The merchant vessel and its crew members were arrested following the seizure of 20 kilogrammes of cocaine on board the ship by NDLEA officers at the Apapa seaport in Lagos on November 16, 2025.
A four-count criminal charge was subsequently filed against them in suit number FHC/L/1232C/25 at the Federal High Court 2 in Lagos by a team of NDLEA prosecutors led by the agency’s director of Prosecution and Legal Services, Theresa Asuquo.
The vessel and its Filipino sailors, namely: Eugene Quinos Corpuz, Mark Joseph Jardiniano, Alexis Navidad Evarrola, Francis Gerard Niones Carpio, Franz Jude Mayran, Mahinay Junniel Lagura, Mario Ganiban Malvar, Hormachuelos Lordito Guivencan, Joshua Emmanuel Hufanda and Edwin Baltazar Reyes, however, decided to plead guilty and enter a plea bargain agreement.

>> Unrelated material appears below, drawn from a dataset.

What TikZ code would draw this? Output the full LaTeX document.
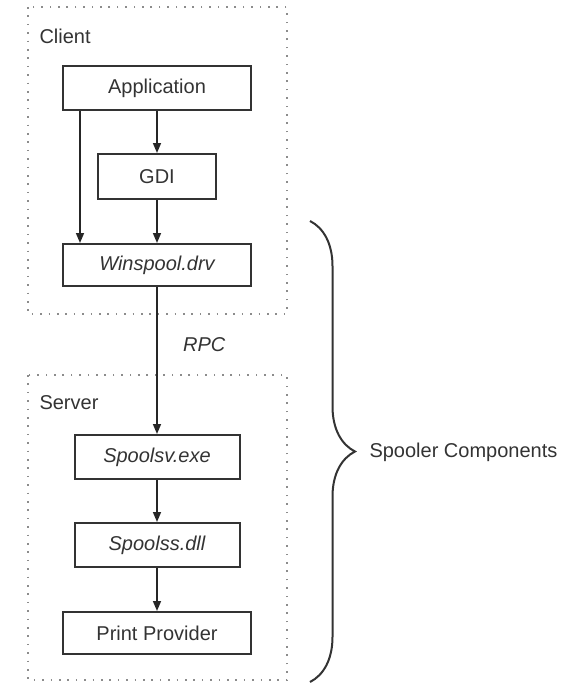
\documentclass[tikz,border=0pt]{standalone}
\usepackage{fontspec}
\setmainfont{Liberation Sans}
\usepackage{tikz}
\usetikzlibrary{arrows.meta,decorations.pathreplacing}
\tikzstyle{comp} = [draw=black!80, line width=2pt, inner sep=0pt, minimum height=44pt, text=black!80]
\tikzset{zone/.style={draw=black!45, line width=1.6pt, dash pattern=on 1.6pt off 6.8pt},
    link/.style={draw=black!85, line width=1.5pt, -{Triangle[length=10pt,width=8pt]}},
    label/.style={text=black!80, anchor=west}}

\begin{document}
\begin{tikzpicture}[x=1pt, y=-1pt, every node/.style={font=\fontsize{20}{24}\selectfont}]
    \useasboundingbox (0,0) rectangle (588,683);
    % Client side
    \draw[zone] (28,7) rectangle (287,314);
    \node[label] (client) at (36,36) {Client};
    \node[comp, minimum width=188pt] (app) at (157,88) {Application};
    \node[comp, minimum width=118pt, minimum height=45pt] (gdi) at (157,176.5) {GDI};
    \node[comp, minimum width=188pt, minimum height=42pt] (winspool) at (157,265) {\itshape Winspool.drv};
    \draw[link] (app) -- (gdi);
    \draw[link] (gdi) -- (winspool);
    \draw[link] ([xshift=-77pt]app.south) -- ([xshift=-77pt]winspool.north);
    %
    % Server side
    \draw[zone] (28,375) rectangle (287,680);
    \node[label] (server) at (36,403) {Server};
    \node[comp, minimum width=165pt] (spoolsv) at (157,457) {\itshape Spoolsv.exe};
    \node[comp, minimum width=165pt] (spoolss) at (157,545) {\itshape Spoolss.dll};
    \node[comp, minimum width=188pt, minimum height=42pt] (provider) at (157,633) {Print Provider};
    \draw[link] (winspool) -- (spoolsv) node[pos=0.39, label, xshift=22pt] (rpc) {\itshape RPC};
    \draw[link] (spoolsv) -- (spoolss);
    \draw[link] (spoolss) -- (provider);
    %
    % Brace
    \draw[draw=black!80, line width=2pt, decorate, decoration={brace, amplitude=45pt}]
        (310,221) -- (310,682) coordinate[midway] (mid);
    \node[label] (spooler) at (366,452) {Spooler Components};
\end{tikzpicture}
\end{document}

The spokesperson of the NDLEA, Femi Babafemi, while delivering his ruling on the plea bargain agreement yesterday, the trial judge, Justice Ayokunle Faji, of the Federal High Court 2, Lagos, found MV Nord Bosporus guilty of an offence under Section 25 of the NDLEA Act.
The judge ordered the vessel to pay a penalty of N100,000 for the offence and to pay restitution in the sum of five million, three hundred and fifty thousand US dollars to the Federal Republic of Nigeria.

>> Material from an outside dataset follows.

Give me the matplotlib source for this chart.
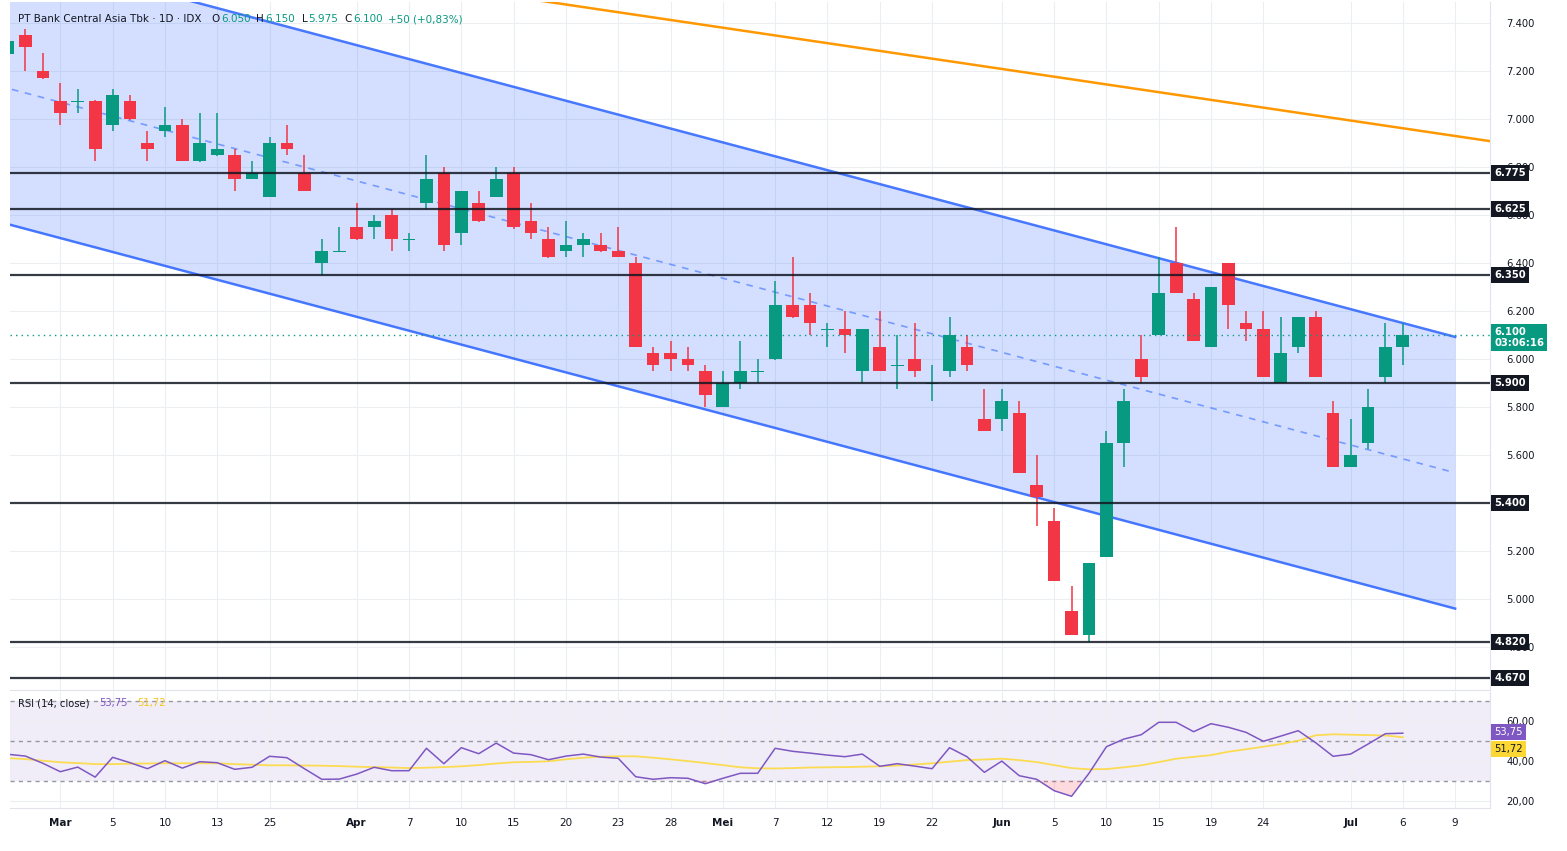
import matplotlib
matplotlib.use("Agg")
import matplotlib.pyplot as plt
from matplotlib.transforms import blended_transform_factory

W, H = 1567, 851

# daily candles (index 0 = first visible bar)
opens = [7270, 7350, 7200, 7075, 7070, 7075, 6975, 7075, 6900, 6950,
         6975, 6825, 6850, 6850, 6750, 6675, 6900, 6775, 6400, 6445,
         6550, 6550, 6600, 6495, 6650, 6775, 6525, 6650, 6675, 6775,
         6575, 6500, 6450, 6475, 6475, 6450, 6400, 6025, 6025, 6000,
         5950, 5800, 5900, 5945, 6000, 6225, 6225, 6120, 6125, 5950,
         6050, 5970, 6000, 5895, 5950, 6050, 5750, 5750, 5775, 5475,
         5325, 4950, 4850, 5175, 5650, 6000, 6100, 6400, 6250, 6050,
         6400, 6150, 6125, 5900, 6050, 6175, 5775, 5550, 5650, 5925,
         6050]
highs = [7340, 7375, 7275, 7150, 7125, 7080, 7125, 7100, 6950, 7050,
         7000, 7025, 7025, 6875, 6825, 6925, 6975, 6850, 6500, 6550,
         6650, 6600, 6625, 6525, 6850, 6800, 6700, 6700, 6800, 6800,
         6650, 6550, 6575, 6525, 6525, 6550, 6425, 6050, 6075, 6050,
         5975, 5950, 6075, 6000, 6325, 6425, 6275, 6150, 6200, 6125,
         6200, 6100, 6150, 5975, 6175, 6100, 5875, 5875, 5825, 5600,
         5380, 5055, 5150, 5700, 5875, 6100, 6425, 6550, 6275, 6300,
         6400, 6200, 6200, 6175, 6175, 6200, 5825, 5750, 5875, 6150,
         6150]
lows = [7260, 7200, 7165, 6975, 7025, 6825, 6950, 6995, 6825, 6925,
        6825, 6820, 6845, 6700, 6750, 6675, 6850, 6700, 6350, 6445,
        6495, 6500, 6450, 6450, 6625, 6450, 6475, 6570, 6675, 6540,
        6500, 6420, 6425, 6425, 6445, 6425, 6050, 5950, 5950, 5950,
        5800, 5800, 5875, 5900, 5995, 6170, 6100, 6050, 6025, 5900,
        5950, 5875, 5925, 5825, 5925, 5950, 5700, 5700, 5525, 5305,
        5075, 4850, 4820, 5175, 5550, 5900, 6100, 6275, 6075, 6050,
        6125, 6075, 5925, 5900, 6025, 5925, 5550, 5550, 5625, 5900,
        5975]
closes = [7325, 7300, 7170, 7025, 7075, 6875, 7100, 7000, 6875, 6975,
          6825, 6900, 6875, 6750, 6775, 6900, 6875, 6700, 6450, 6450,
          6500, 6575, 6500, 6500, 6750, 6475, 6700, 6575, 6750, 6550,
          6525, 6425, 6475, 6500, 6450, 6425, 6050, 5975, 6000, 5975,
          5850, 5900, 5950, 5950, 6225, 6175, 6150, 6125, 6100, 6125,
          5950, 5975, 5950, 5900, 6100, 5975, 5700, 5825, 5525, 5425,
          5075, 4850, 5150, 5650, 5825, 5925, 6275, 6275, 6075, 6300,
          6225, 6125, 5925, 6025, 6175, 5925, 5550, 5600, 5800, 6050,
          6100]

rsi = [43.2, 42.3, 38.7, 34.5, 36.8, 31.8, 41.7, 39, 36, 40,
       36.3, 39.5, 39, 35.7, 36.7, 42.2, 41.5, 36, 30.7, 30.8,
       33.3, 36.7, 35, 35, 46.2, 38.5, 46.5, 43.5, 48.8, 43.8,
       43, 40.5, 42.3, 43.3, 41.8, 41.2, 32, 30.7, 31.5, 31.2,
       28.5, 31.2, 33.7, 33.7, 46.2, 44.7, 43.8, 42.8, 42, 43.3,
       37.2, 38.5, 37.3, 36, 46.5, 42, 34.2, 39.8, 32.5, 30.7,
       25, 22.2, 33.7, 47, 50.8, 53, 59.2, 59.2, 54.5, 58.5,
       56.7, 54.2, 49.7, 52.3, 55, 49, 42.2, 43.3, 48.3, 53.5,
       53.75]
rsi_ma = [41.3, 40.8, 40, 39.2, 38.8, 38.3, 38.3, 38.5, 38.6, 38.7,
          38.7, 38.7, 38.7, 38.3, 38, 37.7, 37.7, 37.6, 37.5, 37.3,
          37, 36.8, 36.6, 36.3, 36.5, 36.8, 37.2, 37.8, 38.6, 39.2,
          39.4, 39.7, 40.7, 41.5, 42, 42.2, 42.2, 41.5, 40.7, 39.8,
          38.8, 37.8, 36.7, 36.2, 36.1, 36.3, 36.6, 36.7, 36.8, 37,
          37.2, 37.6, 38.1, 38.7, 39.5, 40.3, 40.6, 41, 40.3, 39.3,
          37.8, 36.3, 35.7, 35.8, 36.7, 37.7, 39.3, 41, 41.9, 42.8,
          44.5, 45.7, 47, 48.3, 50, 52.7, 53.2, 53, 52.8, 52.6,
          51.72]

tick_pos = [3, 6, 9, 12, 15, 20, 23, 26, 29, 32, 35, 38, 41, 44, 47, 50, 53,
            57, 60, 63, 66, 69, 72, 77, 80, 83]
tick_labels = ['Mar', '5', '10', '13', '25', 'Apr', '7', '10', '15', '20', '23',
               '28', 'Mei', '7', '12', '19', '22', 'Jun', '5', '10', '15', '19',
               '24', 'Jul', '6', '9']
months = {'Mar', 'Apr', 'Mei', 'Jun', 'Jul'}

levels = [6775, 6625, 6350, 5900, 5400, 4820, 4670]
last_price = 6100

# drawings: (bar index, price) end points
channel_x = [-1, 83]
channel_upper = [7713, 6092]
channel_lower = [6581, 4960]
resist_x = [20, 86]
resist_y = [7606, 6897]

UP, DOWN = '#089981', '#f23645'
DARK = '#131722'
BLUE = '#2962ff'
GRID = '#eceef2'

fig = plt.figure(figsize=(W / 100, H / 100), dpi=100)
ax = fig.add_axes([10 / W, 1 - 690 / H, 1480 / W, 688 / H])
ax_rsi = fig.add_axes([10 / W, 1 - 808 / H, 1480 / W, 116 / H], sharex=ax)

# ---- price pane
x = list(range(len(closes)))
colors = [UP if c >= o else DOWN for o, c in zip(opens, closes)]
ax.vlines(x, lows, highs, colors=colors, lw=1.1, zorder=3)
ax.bar(x, [c - o for o, c in zip(opens, closes)], bottom=opens, width=0.73,
       color=colors, zorder=3)

ax.fill_between(channel_x, channel_lower, channel_upper, color=BLUE, alpha=0.2,
                lw=0, zorder=1)
ax.plot(channel_x, channel_upper, color=BLUE, lw=1.8, alpha=0.85, zorder=2)
ax.plot(channel_x, channel_lower, color=BLUE, lw=1.8, alpha=0.85, zorder=2)
mid = [(a + b) / 2 for a, b in zip(channel_upper, channel_lower)]
ax.plot(channel_x, mid, color=BLUE, lw=1.2, alpha=0.55, ls=(0, (4, 4)), zorder=2)
ax.plot(resist_x, resist_y, color='#ff9800', lw=1.8, zorder=2)

for lvl in levels:
    ax.axhline(lvl, color=DARK, lw=1.6, alpha=0.85, zorder=4)
ax.axhline(last_price, color=UP, lw=1, ls=(0, (1, 3)), zorder=4)

ax.set_xlim(0.115, 85.0)
ax.set_ylim(4620.8, 7487.5)
# 5.400 is fully hidden behind its level label, so leave it out
price_ticks = [t for t in range(4800, 7401, 200) if t not in levels]
ax.set_yticks(price_ticks)
ax.set_yticklabels([f"{t:,}".replace(',', '.') for t in price_ticks])
ax.yaxis.tick_right()
ax.tick_params(axis='y', length=0, pad=12, labelsize=7.2, labelcolor=DARK)
ax.tick_params(axis='x', length=0, labelbottom=False)
ax.set_xticks(tick_pos)
ax.grid(True, color=GRID, lw=0.8, zorder=0)
ax.set_axisbelow(True)
for s in ['top', 'left']:
    ax.spines[s].set_visible(False)
for s in ['right', 'bottom']:
    ax.spines[s].set_color('#e0e3eb')

tr = blended_transform_factory(ax.transAxes, ax.transData)
for lvl in levels:
    ax.text(1.003, lvl, f"{lvl:,}".replace(',', '.'), transform=tr, ha='left',
            va='center', fontsize=7.2, fontweight='bold', color='white',
            bbox=dict(boxstyle='square,pad=0.3', fc=DARK, ec='none'),
            clip_on=False, zorder=10)
ax.text(1.003, 6133, "6.100\n03:06:16", transform=tr, ha='left', va='top',
        fontsize=7.2, fontweight='bold', color='white', linespacing=1.1,
        bbox=dict(boxstyle='square,pad=0.3', fc=UP, ec='none'),
        clip_on=False, zorder=10)

# ---- RSI pane
ax_rsi.axhspan(30, 70, color='#7e57c2', alpha=0.1, lw=0, zorder=0)
for v in (70, 50, 30):
    ax_rsi.axhline(v, color='#9598a1', lw=1, ls=(0, (3, 3)), zorder=1)
ax_rsi.fill_between(x, rsi, 30, where=[r < 30 for r in rsi], interpolate=True,
                    color=DOWN, alpha=0.18, lw=0, zorder=1)
ax_rsi.plot(x, rsi_ma, color='#fdd835', lw=1.3, alpha=0.85, zorder=2)
ax_rsi.plot(x, rsi, color='#7e57c2', lw=1.1, zorder=3)
ax_rsi.set_ylim(16.35, 74.35)
ax_rsi.set_yticks([20, 40, 60])
ax_rsi.set_yticklabels(['20,00', '40,00', '60,00'])
ax_rsi.yaxis.tick_right()
ax_rsi.tick_params(axis='y', length=0, pad=12, labelsize=7.2, labelcolor=DARK)
ax_rsi.set_xticks(tick_pos)
ax_rsi.set_xticklabels(tick_labels)
ax_rsi.tick_params(axis='x', length=0, pad=7, labelsize=7.5, labelcolor=DARK)
for lab in ax_rsi.get_xticklabels():
    if lab.get_text() in months:
        lab.set_fontweight('bold')
ax_rsi.grid(True, color=GRID, lw=0.8, zorder=0)
ax_rsi.set_axisbelow(True)
for s in ['top', 'left']:
    ax_rsi.spines[s].set_visible(False)
for s in ['right', 'bottom']:
    ax_rsi.spines[s].set_color('#e0e3eb')

tr2 = blended_transform_factory(ax_rsi.transAxes, ax_rsi.transData)
ax_rsi.text(1.003, 54.35, "53,75", transform=tr2, ha='left', va='center',
            fontsize=7.2, color='white',
            bbox=dict(boxstyle='square,pad=0.3', fc='#7e57c2', ec='none'),
            clip_on=False, zorder=10)
ax_rsi.text(1.003, 45.85, "51,72", transform=tr2, ha='left', va='center',
            fontsize=7.2, color=DARK,
            bbox=dict(boxstyle='square,pad=0.3', fc='#fdd835', ec='none'),
            clip_on=False, zorder=10)

# ---- legends / header text
renderer = fig.canvas.get_renderer()


def write_row(parts, px, py, size):
    for txt, col, gap in parts:
        t = fig.text(px / W, 1 - py / H, txt, color=col, fontsize=size,
                     ha='left', va='center')
        px += t.get_window_extent(renderer).width + gap


write_row([("PT Bank Central Asia Tbk · 1D · IDX", DARK, 10),
           ("O", DARK, 1), ("6.050", UP, 6),
           ("H", DARK, 1), ("6.150", UP, 7),
           ("L", DARK, 1), ("5.975", UP, 6),
           ("C", DARK, 1), ("6.100", UP, 6),
           ("+50 (+0,83%)", UP, 0)], 18, 19, 7.5)
write_row([("RSI (14, close)", DARK, 10), ("53,75", '#7e57c2', 9),
           ("51,72", '#f5c518', 0)], 18, 703, 7.2)

fig.savefig('out.png', dpi=100, facecolor='white')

The three principal officers of the vessel who are the 2nd, 3rd and 4th defendants in the case were also convicted and sentenced to pay the sum of N100,000 each and a restitution of $100,000 each to the Federal Republic of Nigeria, while the 5th to 11th defendants were equally convicted and sentenced to pay N100,000 each in addition to a restitution of $50,000 each.
This brings the total fines payable to the federal government by the vessel and its 10 sailors to $6 million and N1.1 million, respectively.
Reacting to the landmark judgement, the chairman/chief executive officer of NDLEA, Brig-Gen. Mohamed Marwa (rtd), noted that the conviction of the vessel and its crew members “is a resounding victory for the rule of law and a powerful testament to the renewed vigour of the NDLEA in our mission to rid Nigeria of illicit drugs.”
He added that “the imposition of a $6 million fine equally serves as a stark, expensive lesson to international drug cartels and their local collaborators that Nigeria’s territorial waters are no longer a playground for the illicit narcotics trade.”